“No spring, nor summer beauty hath such grace, As I have seen in one autumnal face.”
Autumn, my favorite season of the year, has arrived here in Minnesota. Its cooler temperatures and assorted shades of color energize me with a deep sense of joy. I receive the season’s gifts, however, with a slight sensation of sadness for I know that autumn, in all its glory, will not last forever. Leaves will fall, and trees that once decorated our landscapes with hues of green and gold, orange and yellow, red and rust, will soon turn bare. A kind of death will occur, and I do not look forward to this loss each year. Yet this loss teaches me an important lesson.
Fallen, autumn leaves remind me that though they die, life emerges through the pangs of death. Decayed leaves nourish the earth, providing rich humus for sprouting seeds in the spring. Once vibrantly alive in color and beauty, each fall’s dry, dead leaves bear life-giving nutrients for new springtime germination.
This seasonal cycle of death and life also takes place in each of our lives. When we face the frustration of our limitations, or struggle with our inability to determine a much-desired outcome, we experience the ache of autumn, calling us to die, to let go. In letting go of what can no longer be, we open ourselves to the possibility of transformation that ushers in new, abundant life.

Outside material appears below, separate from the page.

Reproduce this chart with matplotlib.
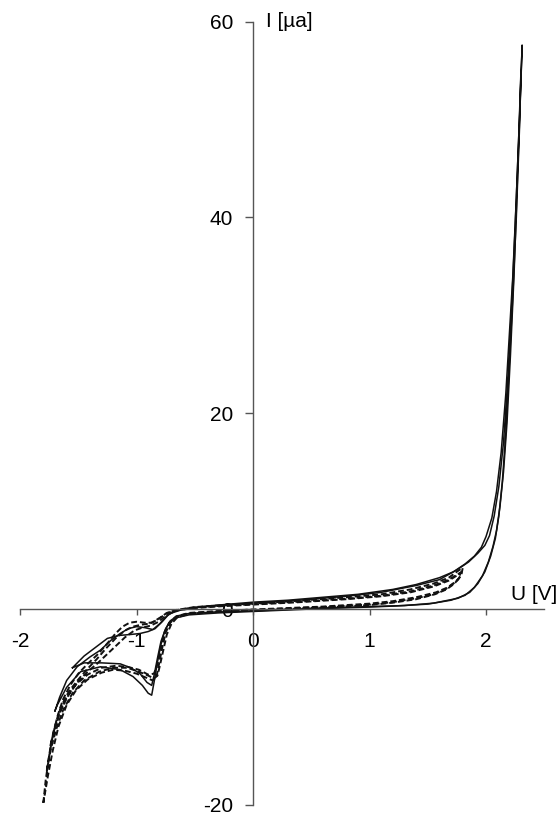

Yet I find it difficult when the ache of autumn touches me personally. I often struggle to trust that new life will follow the death of letting go. Recently, while going through a challenging struggle, I kept saying, “I know there’s an invitation in this,” but at a deeper, more resonant level, I found it difficult to trust that invitation would come, or that I would even recognize it when it was staring me in the face.
So perhaps, when I’m faced with a difficult change or transition I would to do well to remember that no matter what the outcome, the wisdom of poet Ranier Rilke tells me:
“The leaves are falling…
as though far gardens withered in the skies…
we are all falling…
and yet there is one who holds this falling endlessly, gently in his hands.”